NEW YORK — Former President Donald Trump’s lawyer told jurors Tuesday they “should want and expect more” from prosecutors who claim the presumptive GOP nominee engaged in business fraud to boost his first run for the White House.
Defense attorney Todd Blanche, in his closing argument, said the state’s evidence showed little more than standard business practices.
“President Trump is innocent. He did not commit any crimes, and the district attorney has not met their burden of proof, period,” Mr. Blanche said as Mr. Trump’s hush money trial neared its conclusion.

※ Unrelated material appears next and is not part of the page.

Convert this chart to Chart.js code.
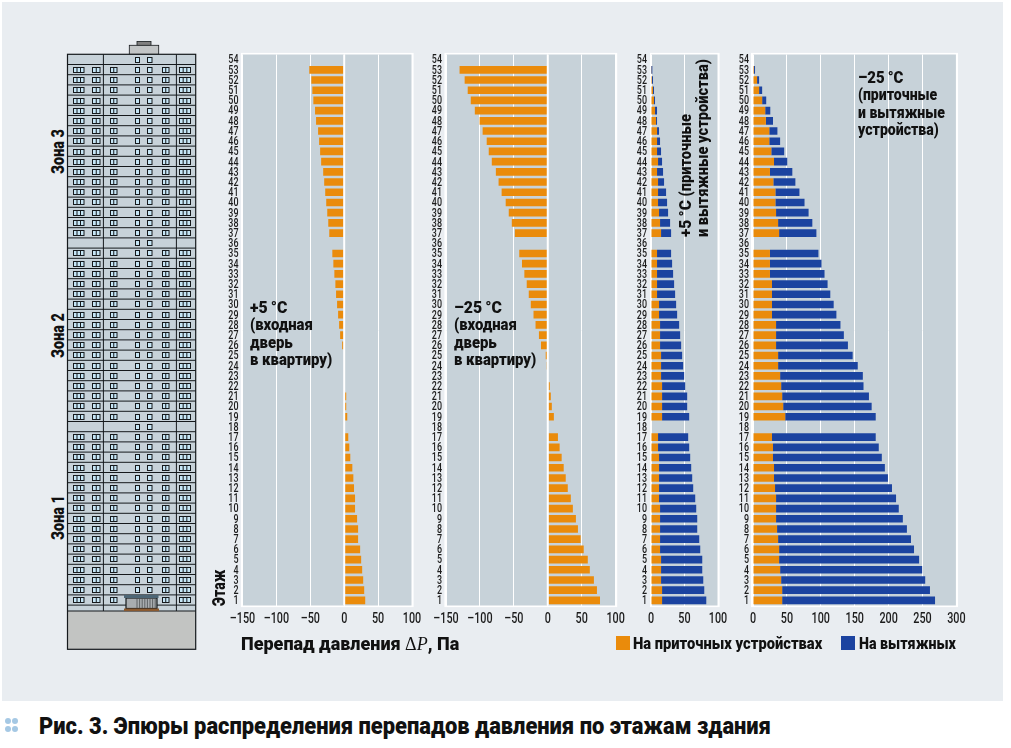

Prosecutors allege Mr. Trump used his lawyer Michael Cohen to pay $130,000 to porn star Stormy Daniels near the 2016 election because she was shopping a story about an alleged sexual encounter with Mr. Trump in 2006. They say Mr. Trump orchestrated an illegal plot to conceal repayment to Mr. Cohen.
Mr. Trump is charged with 34 counts of falsifying business records with an intent to affect the election.

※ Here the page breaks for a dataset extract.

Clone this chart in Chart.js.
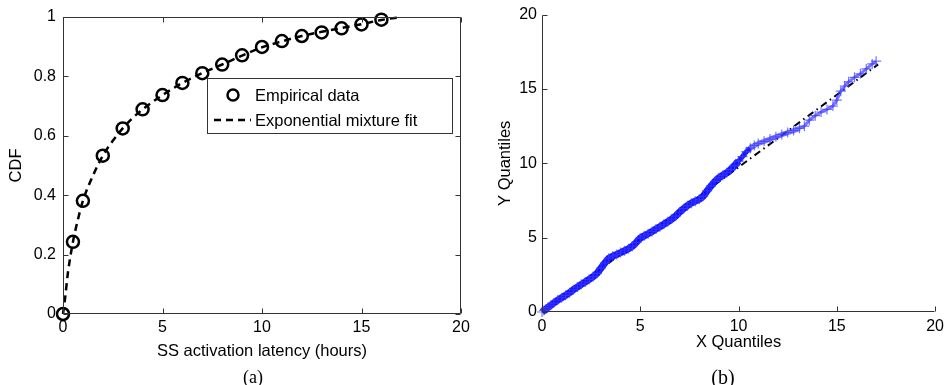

Mr. Blanche said Mr. Trump paid standard legal fees to Mr. Cohen while serving as president in 2017, despite Mr. Cohen’s claim the checks were repayment for the Daniels job.
Mr. Cohen is a convicted felon with a penchant for lying, the defense said, warning jurors it would be foolhardy to accept his version of events.

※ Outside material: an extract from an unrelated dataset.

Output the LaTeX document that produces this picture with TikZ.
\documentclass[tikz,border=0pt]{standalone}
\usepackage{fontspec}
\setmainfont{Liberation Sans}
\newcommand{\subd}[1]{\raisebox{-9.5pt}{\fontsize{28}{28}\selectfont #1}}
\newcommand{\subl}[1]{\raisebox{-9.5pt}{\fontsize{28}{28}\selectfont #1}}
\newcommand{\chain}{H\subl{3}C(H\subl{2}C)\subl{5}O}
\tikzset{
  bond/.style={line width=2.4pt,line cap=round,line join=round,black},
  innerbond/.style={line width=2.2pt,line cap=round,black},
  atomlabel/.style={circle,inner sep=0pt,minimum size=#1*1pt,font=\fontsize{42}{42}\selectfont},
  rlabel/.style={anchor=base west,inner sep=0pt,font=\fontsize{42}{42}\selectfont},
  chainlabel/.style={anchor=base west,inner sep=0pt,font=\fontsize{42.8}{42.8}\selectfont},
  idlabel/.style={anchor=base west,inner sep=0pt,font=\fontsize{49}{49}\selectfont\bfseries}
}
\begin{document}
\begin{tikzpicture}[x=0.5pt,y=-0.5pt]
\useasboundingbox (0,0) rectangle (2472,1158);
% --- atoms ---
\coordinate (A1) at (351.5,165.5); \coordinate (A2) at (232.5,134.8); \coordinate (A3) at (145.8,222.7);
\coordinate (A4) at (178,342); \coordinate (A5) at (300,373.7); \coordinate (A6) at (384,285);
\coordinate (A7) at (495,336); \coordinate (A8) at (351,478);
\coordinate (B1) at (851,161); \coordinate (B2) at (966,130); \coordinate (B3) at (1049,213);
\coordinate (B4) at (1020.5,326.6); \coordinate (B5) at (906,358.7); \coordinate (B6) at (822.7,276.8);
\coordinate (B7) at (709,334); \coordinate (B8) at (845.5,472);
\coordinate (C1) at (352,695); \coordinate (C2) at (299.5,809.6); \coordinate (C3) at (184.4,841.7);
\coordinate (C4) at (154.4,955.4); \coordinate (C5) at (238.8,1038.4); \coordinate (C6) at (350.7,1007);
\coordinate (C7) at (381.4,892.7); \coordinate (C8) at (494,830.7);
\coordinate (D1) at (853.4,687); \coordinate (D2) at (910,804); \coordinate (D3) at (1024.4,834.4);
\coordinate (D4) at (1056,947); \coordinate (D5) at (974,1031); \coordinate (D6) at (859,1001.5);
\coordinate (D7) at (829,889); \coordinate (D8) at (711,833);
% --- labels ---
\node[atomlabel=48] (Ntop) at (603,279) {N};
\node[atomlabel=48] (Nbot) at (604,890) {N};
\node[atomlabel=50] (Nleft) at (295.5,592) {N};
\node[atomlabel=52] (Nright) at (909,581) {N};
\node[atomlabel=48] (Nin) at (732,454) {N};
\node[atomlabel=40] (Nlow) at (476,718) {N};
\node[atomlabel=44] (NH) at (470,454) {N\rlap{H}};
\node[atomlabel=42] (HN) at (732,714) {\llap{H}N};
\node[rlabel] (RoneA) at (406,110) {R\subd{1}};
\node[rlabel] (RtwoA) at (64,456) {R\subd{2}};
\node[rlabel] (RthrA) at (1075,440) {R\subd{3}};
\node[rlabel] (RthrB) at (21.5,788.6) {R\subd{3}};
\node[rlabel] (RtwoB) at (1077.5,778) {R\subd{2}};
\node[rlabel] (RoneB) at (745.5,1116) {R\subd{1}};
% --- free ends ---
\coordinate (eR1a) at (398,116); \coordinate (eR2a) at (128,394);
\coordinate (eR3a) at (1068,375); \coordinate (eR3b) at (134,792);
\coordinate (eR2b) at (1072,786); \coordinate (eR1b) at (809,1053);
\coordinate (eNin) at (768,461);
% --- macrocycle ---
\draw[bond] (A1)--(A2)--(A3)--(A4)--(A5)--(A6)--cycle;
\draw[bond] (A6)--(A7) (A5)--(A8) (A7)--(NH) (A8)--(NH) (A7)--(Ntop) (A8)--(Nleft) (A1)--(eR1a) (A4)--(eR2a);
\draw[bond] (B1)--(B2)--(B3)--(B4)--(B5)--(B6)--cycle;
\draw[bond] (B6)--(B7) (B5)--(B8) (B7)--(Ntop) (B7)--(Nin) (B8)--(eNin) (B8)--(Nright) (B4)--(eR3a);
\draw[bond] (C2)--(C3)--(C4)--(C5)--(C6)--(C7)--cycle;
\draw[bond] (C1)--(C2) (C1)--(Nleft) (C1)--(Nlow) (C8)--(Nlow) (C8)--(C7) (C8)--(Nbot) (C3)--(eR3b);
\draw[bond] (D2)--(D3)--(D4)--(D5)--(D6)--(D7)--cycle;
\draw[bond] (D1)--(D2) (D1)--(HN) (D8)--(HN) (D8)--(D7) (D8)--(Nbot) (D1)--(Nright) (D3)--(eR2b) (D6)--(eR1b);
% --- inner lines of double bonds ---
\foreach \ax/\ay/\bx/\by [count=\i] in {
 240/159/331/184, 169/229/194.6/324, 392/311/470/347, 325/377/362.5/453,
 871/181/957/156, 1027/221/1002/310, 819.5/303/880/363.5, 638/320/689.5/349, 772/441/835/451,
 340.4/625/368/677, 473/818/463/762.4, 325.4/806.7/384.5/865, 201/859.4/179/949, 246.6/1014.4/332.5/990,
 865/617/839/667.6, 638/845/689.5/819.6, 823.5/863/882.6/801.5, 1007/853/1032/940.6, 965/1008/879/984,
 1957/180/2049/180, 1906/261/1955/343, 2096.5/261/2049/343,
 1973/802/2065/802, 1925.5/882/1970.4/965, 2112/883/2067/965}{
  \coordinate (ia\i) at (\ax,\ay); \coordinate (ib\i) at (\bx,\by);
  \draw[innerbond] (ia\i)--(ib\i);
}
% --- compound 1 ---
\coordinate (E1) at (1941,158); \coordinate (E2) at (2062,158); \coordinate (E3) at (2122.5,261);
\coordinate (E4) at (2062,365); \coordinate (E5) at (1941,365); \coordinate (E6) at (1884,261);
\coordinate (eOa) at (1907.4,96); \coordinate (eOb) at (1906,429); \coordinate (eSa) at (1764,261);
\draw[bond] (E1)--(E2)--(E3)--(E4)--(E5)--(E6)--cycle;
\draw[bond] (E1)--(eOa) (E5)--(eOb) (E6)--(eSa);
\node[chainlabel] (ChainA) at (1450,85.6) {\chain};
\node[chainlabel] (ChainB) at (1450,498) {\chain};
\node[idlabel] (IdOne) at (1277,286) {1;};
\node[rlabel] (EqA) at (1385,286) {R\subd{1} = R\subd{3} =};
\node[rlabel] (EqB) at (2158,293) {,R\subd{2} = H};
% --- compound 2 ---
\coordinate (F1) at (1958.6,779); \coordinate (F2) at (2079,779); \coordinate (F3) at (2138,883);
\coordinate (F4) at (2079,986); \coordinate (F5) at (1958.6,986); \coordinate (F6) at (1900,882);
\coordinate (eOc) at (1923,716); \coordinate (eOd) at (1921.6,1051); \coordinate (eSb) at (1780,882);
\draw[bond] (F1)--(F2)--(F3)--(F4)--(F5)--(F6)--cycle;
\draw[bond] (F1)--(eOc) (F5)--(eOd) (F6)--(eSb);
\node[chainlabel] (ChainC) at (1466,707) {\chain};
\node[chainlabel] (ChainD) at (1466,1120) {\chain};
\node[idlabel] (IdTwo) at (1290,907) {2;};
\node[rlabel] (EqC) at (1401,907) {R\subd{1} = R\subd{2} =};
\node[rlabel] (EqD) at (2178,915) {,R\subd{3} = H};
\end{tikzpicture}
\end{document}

“You should want and expect more than the testimony of Michael Cohen,” Mr. Blanche said before criticizing Ms. Daniels.
Jurors watched intently as Mr. Blanche used PowerPoint slides to highlight checks and invoices at the heart of the case.
The lawyer tried to undercut prosecutors’ claims Mr. Trump and his tabloid friends were part of a “catch and kill” conspiracy, noting National Enquirer executive David Pecker would have run a Trump Tower doorman’s story about a love child if it were true, and that Playboy model Karen McDougal didn’t want her story about an affair with Mr. Trump to be published. She just wanted to leverage it for magazine jobs.
Mr. Blanche said Ms. Daniels took advantage of the “Access Hollywood” audio, in which Mr. Trump spoke crudely about women, to exhort Mr. Trump on the cusp of the 2016 campaign, only for Mr. Pecker to say he wouldn’t be part of any payment.
Yet the case, the defense presentation said, “turns on Cohen.”
Mr. Blanche hammered Mr. Cohen over and over, saying he lied about key meetings and his claim he would “work for free” when Mr. Trump became president.
Most notably, Mr. Blanche said Mr. Cohen is the only person claiming Mr. Trump knew about the payment to Ms. Daniels. The defense argues Mr. Cohen paid Ms. Daniels, on his own, to get an attaboy from his boss around the campaign.
Mr. Cohen “wanted to do it because he knew he could get credit — for supposedly doing something to help Mr. Trump — at some later time,” Mr. Blanche said.
He also said the state’s math around the payments doesn’t add up. Prosecutors say Mr. Trump paid Mr. Cohen $420,000 in 2017 to cover the Daniels payment, a bonus for Mr. Cohen, payments for tech services, plus a “grossing up” of the amount to account for taxes.
Mr. Blanche said the idea that Mr. Trump paid Mr. Cohen $420,000, “even though he only owed him 130 [thousand], is absurd.”
Assistants to Manhattan District Attorney Alvin Bragg will deliver a closing argument after Mr. Blanche. The summations are expected to take all day.
When they’re over, state Supreme Court Judge Juan Merchan will instruct the jury on the law so deliberations can begin in the first criminal trial of a former U.S. president.
Mr. Bragg and his team say Mr. Trump took criminal steps to conceal the payments by falsifying invoices and issuing checks to Mr. Cohen that were logged as other expenses.
Mr. Trump says Mr. Bragg is targeting him at the behest of President Biden to influence the current campaign.
The charges are felony counts because prosecutors allege records were falsified to conceal a secondary object crime, in this case a scheme to violate election or tax laws.
Mr. Blanche said the prosecution concocted a scheme out of thin air. He pointed to Mr. Cohen’s role as personal attorney to the president in 2017, meaning legal fees would seem reasonable to then-President Trump, and that Trump Organization employees logged payments correctly.
“Were those bookings done with an attempt to defraud? That’s why you’re here,” Mr. Blanche said. “The bookings were accurate and there was absolutely no attempt to defraud.”
Mr. Blanche said Mr. Trump disclosed the payments on IRS and ethics forms, so he wasn’t trying to conceal them from tax authorities, and it was “standard operating procedure” for campaigns to influence coverage and bury unflattering stories.
“Every campaign in this country is a conspiracy to promote a candidate, a group of people who are working together to help somebody win,” Mr. Blanche said. “This is not a crime.”